As Liverpool were two games from completing a quadruple last season, it would be rewriting history to suggest a policy failed. The problem is that age has seemed to catch up with individuals and the collective. Klopp’s style of play may not be designed for those in their autumn years and Liverpool have been outrun at times this season. An issue has been that the majority of their many injuries have sidelined the younger players. For various reasons, they have been left more reliant on the old-timers. At 27, Naby Keita should be supplying the dynamism in midfield but instead mans the treatment table. At 28, Fabinho has started playing like a 34-year-old in the last couple of months. At 25, meanwhile, Joe Gomez was the worst player in the worst performance of Klopp’s reign, against Napoli. Newly turned 24, Alexander-Arnold is enduring the toughest spell of his career.

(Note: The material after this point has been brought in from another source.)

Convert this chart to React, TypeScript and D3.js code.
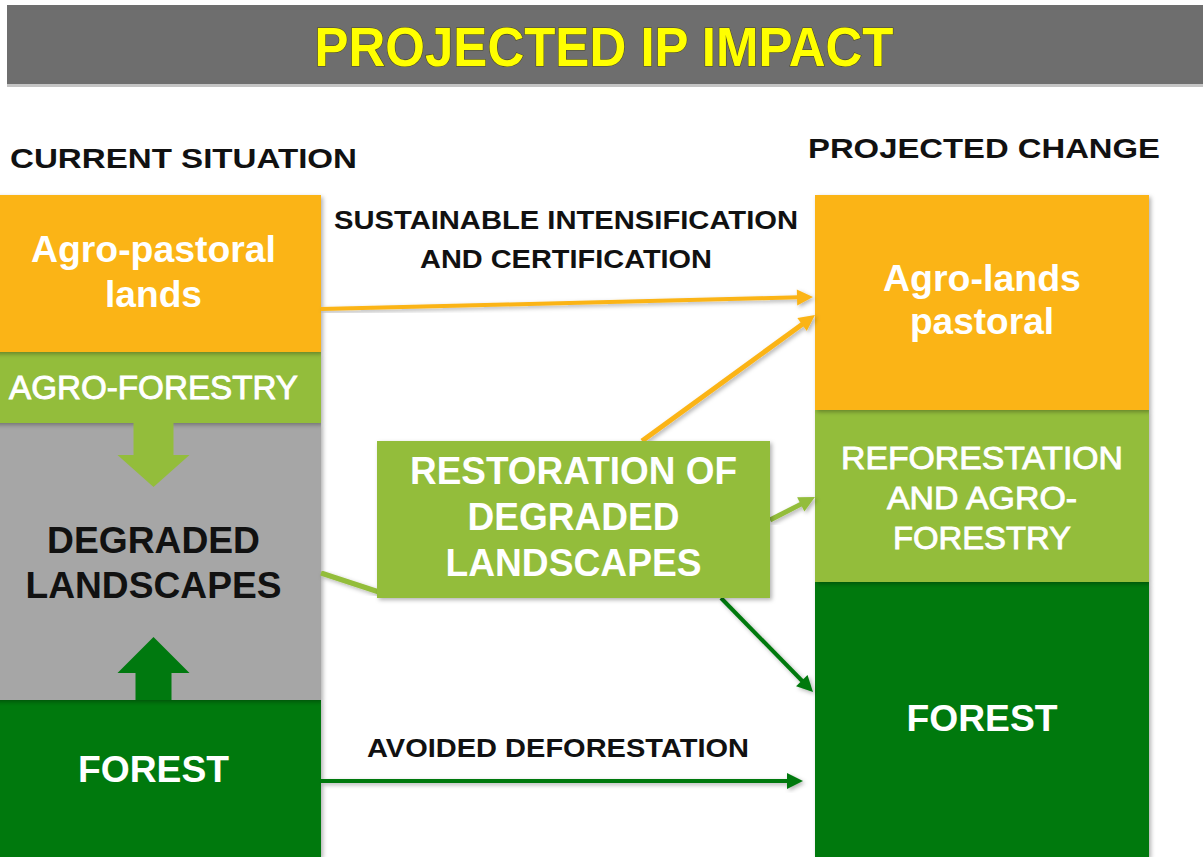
import { useEffect, useRef } from "react";
import * as d3 from "d3";

// labels and block shares
const titleText = "PROJECTED IP IMPACT";
const columnTitles = ["CURRENT SITUATION", "PROJECTED CHANGE"];

const currentLabels = [
  ["Agro-pastoral", "lands"],
  ["AGRO-FORESTRY"],
  ["DEGRADED", "LANDSCAPES"],
  ["FOREST"],
];
const currentShares = [157, 71, 277, 157];

const projectedLabels = [
  ["Agro-lands", "pastoral"],
  ["REFORESTATION", "AND AGRO-", "FORESTRY"],
  ["FOREST"],
];
const projectedShares = [215, 172, 275];

const restorationLabel = ["RESTORATION OF", "DEGRADED", "LANDSCAPES"];
const intensificationLabel = ["SUSTAINABLE INTENSIFICATION", "AND CERTIFICATION"];
const avoidedLabel = ["AVOIDED DEFORESTATION"];

// layout / styles
const W = 1203;
const H = 857;
const FONT = "'Liberation Sans', Arial, sans-serif";
const ORANGE = "#fbb416";
const LIGHT = "#93bd3b";
const GREY = "#a6a6a6";
const DARK = "#00790f";

const textWidths: Record<string, number> = {
  "Agro-pastoral": 245,
  lands: 97,
  "AGRO-FORESTRY": 289,
  DEGRADED: 213,
  LANDSCAPES: 256,
  FOREST: 151,
  "Agro-lands": 198,
  pastoral: 144,
  REFORESTATION: 282,
  "AND AGRO-": 190,
  FORESTRY: 178,
  "RESTORATION OF": 327,
};

const App = () => {
  const ref = useRef<SVGSVGElement>(null);

  useEffect(() => {
    const svg = d3.select(ref.current);
    svg.selectAll("*").remove();

    const defs = svg.append("defs");
    const shadow = defs
      .append("filter")
      .attr("id", "shadow")
      .attr("x", "-10%")
      .attr("y", "-10%")
      .attr("width", "130%")
      .attr("height", "130%");
    shadow
      .append("feDropShadow")
      .attr("dx", 2)
      .attr("dy", 2)
      .attr("stdDeviation", 2)
      .attr("flood-color", "#000")
      .attr("flood-opacity", 0.3);

    // title bar
    svg.append("rect").attr("x", 7).attr("y", 5).attr("width", W - 7).attr("height", 79).attr("fill", "#6e6e6e");
    svg.append("rect").attr("x", 7).attr("y", 84).attr("width", W - 7).attr("height", 3).attr("fill", "#c4c4c4");
    svg
      .append("text")
      .attr("x", 604)
      .attr("y", 66)
      .attr("text-anchor", "middle")
      .attr("textLength", 579)
      .attr("lengthAdjust", "spacingAndGlyphs")
      .style("font-family", FONT)
      .style("font-weight", "bold")
      .style("font-size", "55px")
      .style("fill", "#ffff00")
      .style("stroke", "#4a4a20")
      .style("stroke-width", 1.2)
      .style("paint-order", "stroke")
      .text(titleText);

    // column titles
    const colTitleLayout = [
      { x: 10, y: 168, w: 347 },
      { x: 808, y: 158, w: 352 },
    ];
    columnTitles.forEach((t, i) => {
      svg
        .append("text")
        .attr("x", colTitleLayout[i].x)
        .attr("y", colTitleLayout[i].y)
        .attr("textLength", colTitleLayout[i].w)
        .attr("lengthAdjust", "spacingAndGlyphs")
        .style("font-family", FONT)
        .style("font-size", "28px")
        .style("font-weight", "bold")
        .style("fill", "#111")
        .text(t);
    });

    const y = d3.scaleLinear().domain([0, d3.sum(currentShares)]).range([195, H]);
    const xLeft = d3.scaleLinear().domain([0, 1]).range([-14, 321]);
    const xRight = d3.scaleLinear().domain([0, 1]).range([815, 1149]);

    const stackOf = (shares: number[]) => {
      const ends = d3.cumsum(shares);
      return shares.map((s, i) => ({ y0: ends[i] - s, y1: ends[i] }));
    };

    const drawColumn = (
      shares: number[],
      labels: string[][],
      x: d3.ScaleLinear<number, number>,
      fills: string[],
      textFills: string[],
      weights: string[],
      sizes: number[],
      lineH: number[],
      dys: number[]
    ) => {
      const stack = stackOf(shares);
      const g = svg.append("g");
      // bottom to top so each shadow falls on the block below
      g.selectAll("rect")
        .data(stack.map((s, i) => ({ ...s, i })).reverse())
        .enter()
        .append("rect")
        .attr("x", x(0))
        .attr("y", (d) => y(d.y0))
        .attr("width", x(1) - x(0))
        .attr("height", (d) => y(d.y1) - y(d.y0))
        .attr("fill", (d) => fills[d.i])
        .attr("filter", "url(#shadow)");
      return stack.map((s, i) => ({
        cx: (x(0) + x(1)) / 2,
        top: y(s.y0),
        bottom: y(s.y1),
        draw: () => {
          const lines = labels[i];
          const first =
            (y(s.y0) + y(s.y1)) / 2 - ((lines.length - 1) * lineH[i]) / 2 + sizes[i] * 0.36 + dys[i];
          lines.forEach((ln, j) => {
            const t = svg
              .append("text")
              .attr("x", (x(0) + x(1)) / 2)
              .attr("y", first + j * lineH[i])
              .attr("text-anchor", "middle")
              .style("font-family", FONT)
              .style("font-size", sizes[i] + "px")
              .style("font-weight", weights[i])
              .style("fill", textFills[i])
              .text(ln);
            if (weights[i] === "normal") t.style("stroke", textFills[i]).style("stroke-width", 0.9);
            if (textWidths[ln]) t.attr("textLength", textWidths[ln]).attr("lengthAdjust", "spacingAndGlyphs");
          });
        },
      }));
    };

    const left = drawColumn(
      currentShares,
      currentLabels,
      xLeft,
      [ORANGE, LIGHT, GREY, DARK],
      ["#fff", "#fff", "#111", "#fff"],
      ["bold", "normal", "bold", "bold"],
      [36, 33, 37, 37],
      [45, 0, 45, 0],
      [-2, 0, 1, -10]
    );
    const right = drawColumn(
      projectedShares,
      projectedLabels,
      xRight,
      [ORANGE, LIGHT, DARK],
      ["#fff", "#fff", "#fff"],
      ["bold", "normal", "bold"],
      [36, 32, 37],
      [43, 40, 0],
      [-3, 1, -2]
    );

    // block arrows inside the left column
    const cx = left[1].cx;
    const down = [
      [cx - 20, left[1].bottom],
      [cx + 20, left[1].bottom],
      [cx + 20, left[1].bottom + 32],
      [cx + 36, left[1].bottom + 32],
      [cx, left[1].bottom + 64],
      [cx - 36, left[1].bottom + 32],
      [cx - 20, left[1].bottom + 32],
    ];
    const up = [
      [cx - 18, left[3].top],
      [cx + 18, left[3].top],
      [cx + 18, left[3].top - 27],
      [cx + 36, left[3].top - 27],
      [cx, left[3].top - 63],
      [cx - 36, left[3].top - 27],
      [cx - 18, left[3].top - 27],
    ];
    const lineGen = d3.line();
    svg.append("path").attr("d", lineGen(down as [number, number][]) + "Z").attr("fill", LIGHT);
    svg.append("path").attr("d", lineGen(up as [number, number][]) + "Z").attr("fill", DARK);

    // restoration box
    const rx = d3.scaleLinear().domain([0, 1]).range([377, 770]);
    const ry = d3.scaleLinear().domain([0, 1]).range([441, 598]);

    // connecting arrows
    const arrow = (
      x1: number,
      y1: number,
      x2: number,
      y2: number,
      color: string,
      width: number,
      head: boolean
    ) => {
      const ang = Math.atan2(y2 - y1, x2 - x1);
      const hl = 16;
      const hw = 8;
      const ex = head ? x2 - Math.cos(ang) * (hl - 2) : x2;
      const ey = head ? y2 - Math.sin(ang) * (hl - 2) : y2;
      const g = svg.append("g").attr("filter", "url(#shadow)");
      g.append("line")
        .attr("x1", x1)
        .attr("y1", y1)
        .attr("x2", ex)
        .attr("y2", ey)
        .attr("stroke", color)
        .attr("stroke-width", width);
      if (head) {
        const bx = x2 - Math.cos(ang) * hl;
        const by = y2 - Math.sin(ang) * hl;
        const px = -Math.sin(ang) * hw;
        const py = Math.cos(ang) * hw;
        g.append("path")
          .attr("d", lineGen([[x2, y2], [bx + px, by + py], [bx - px, by - py]]) + "Z")
          .attr("fill", color);
      }
    };

    arrow(xLeft(1), 309, xRight(0) - 2, 297, ORANGE, 4, true);
    arrow(642, ry(0), xRight(0), 315, ORANGE, 5, true);
    arrow(rx(1), 520, xRight(0), 497, LIGHT, 5, true);
    arrow(xLeft(1), 573, rx(0) + 2, 592, LIGHT, 5, false);
    arrow(721, ry(1), xRight(0) - 2, 692, DARK, 4, true);
    arrow(xLeft(1), 781, xRight(0) - 12, 781, DARK, 4, true);

    svg
      .append("rect")
      .attr("x", rx(0))
      .attr("y", ry(0))
      .attr("width", rx(1) - rx(0))
      .attr("height", ry(1) - ry(0))
      .attr("fill", LIGHT)
      .attr("filter", "url(#shadow)");

    restorationLabel.forEach((ln, j) => {
      const t = svg
        .append("text")
        .attr("x", (rx(0) + rx(1)) / 2)
        .attr("y", 484 + j * 46)
        .attr("text-anchor", "middle")
        .style("font-family", FONT)
        .style("font-size", "38px")
        .style("font-weight", "bold")
        .style("fill", "#fff")
        .text(ln);
      const w = ln === "DEGRADED" ? 212 : textWidths[ln];
      if (w) t.attr("textLength", w).attr("lengthAdjust", "spacingAndGlyphs");
    });

    // block labels on top of arrows
    left.forEach((b) => b.draw());
    right.forEach((b) => b.draw());

    // flow captions
    const captionLayout = [
      { x: 566, y: 229, w: 464 },
      { x: 566, y: 268, w: 292 },
      { x: 558, y: 757, w: 382 },
    ];
    [...intensificationLabel, ...avoidedLabel].forEach((ln, i) => {
      svg
        .append("text")
        .attr("x", captionLayout[i].x)
        .attr("y", captionLayout[i].y)
        .attr("text-anchor", "middle")
        .attr("textLength", captionLayout[i].w)
        .attr("lengthAdjust", "spacingAndGlyphs")
        .style("font-family", FONT)
        .style("font-size", "25px")
        .style("font-weight", "bold")
        .style("fill", "#111")
        .text(ln);
    });
  }, []);

  return (
    <svg
      ref={ref}
      width={W}
      height={H}
      style={{ position: "absolute", left: 0, top: 0, background: "#fff", display: "block" }}
    />
  );
};

export default App;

But Liverpool have been left with a void at the heart of the squad: too few players at their nominal peaks, when they used to have a host. They certainly have not ignored succession planning. Harvey Elliott and Fabio Carvalho were futuristic buys who have shown promise, and time will tell if Calvin Ramsay can be bracketed alongside them. Jota and Konate have the air of stalwarts for years. Diaz has been more of a revelation and Darwin Nunez a conundrum but sizeable fees were committed to forwards half a generation younger than Salah, Mane and Firmino. Yet it is telling that the only players aged 26 or 27 are the last-minute loanee Arthur Melo, the enthusiastic understudy Tsimikas and the oft-injured Keita. Six then in that age bracket – Alisson, Van Dijk, Matip and the three forwards – plus three who were younger started the 2019 Champions League final; the other pair, Henderson and Wijnaldum, were both 28.

Liverpool were not oblivious to the future. Their Moneyballers have always been wary of paying big salaries to players whose physical output has gone down. A series of contract impasses have shown a reluctance to commit to their conquering heroes: Henderson and Salah eventually signed, Wijnaldum and Mane left. Thus far, the Egyptian’s thirties have been hugely profitable for him, considering his wages, but not for Liverpool, given his performances.

Salah is one of a number of players underperforming (REUTERS)

Form may be temporary and class permanent but physicality is not. There is a question if Liverpool are now more fatigued physically or mentally. Klopp’s heavy-metal football can suit those whose eardrums have not burst. His two Bundesliga titles came with among the youngest teams in Germany; by his last season, Borussia Dortmund were one of the oldest, though still younger than this Liverpool side. The risk, albeit one many a manager might envy, is that he has one great side at a club again, but not a second. By agreeing a deal until 2026, however, he took on the task of shaping a second. He can be accused of being too loyal, though there are worse faults to have and unlike Souness he has not pensioned anyone off too soon, but he may have to be ruthless.

Liverpool’s ages alone, with the years suggesting much of their squad is on the way up or down but not at the summit, suggests a team in transition. It may be exacerbated by the finances, too: lacking the transfer budgets of Chelsea and the Manchester clubs, they always had less margin for error and less scope to buy superstars. But at a club where history is ever present, the past offers the starkest of warnings. The last time they fell off their pedestal, during Souness’s tenure, it took them the best part of 30 years to get back there.